Days ago the Washington Post published (and energetically advertised) a “news story” alleging that the 2016 Trump election was produced by “hundreds” of “fake news” stories created by Russian propagandists. (Of course, the Washington Post itself has been identified as a government CIA propaganda mouthpiece by numerous whistleblowers.) (Senate hearing in the ’70s and ’80s showed that Post “reporters” have secretly received millions of dollars from U.S. government sources in exchange for pro-government news reporting.)
The November 2016 Washington Post story was widely circulated. Hundreds of other newspapers repeated the claims.

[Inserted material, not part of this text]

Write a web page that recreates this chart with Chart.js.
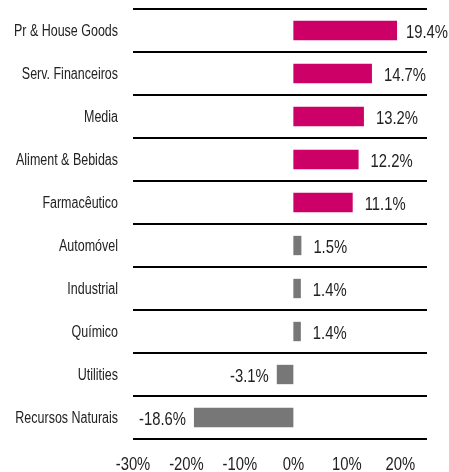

At the heart of the Post’s “reporting” was an appeal to authority: a group of “foreign policy experts” calling themselves “PropOrNot” who remain anonymous (but who clearly favored Hillary in the election).
Now the intrepid Glenn Greenwald has rebutted the Post story in a path-breaking article:
According to Greenwald, the Post claimed that “Basically, everyone who isn’t comfortably within the centrist Hillary-Clinton/Jeb-Bush spectrum is guilty” of spreading Russian propaganda.
The group eschews alternative media outlets like these and instead recommends that readers rely solely on establishment-friendly publications like NPR, the BBC, The New York Times, The Wall Street Journal, The Washington Post, Buzzfeed and VICE. That is because a big part of the group’s definition for “Russian propaganda outlet” is criticizing U.S. foreign policy.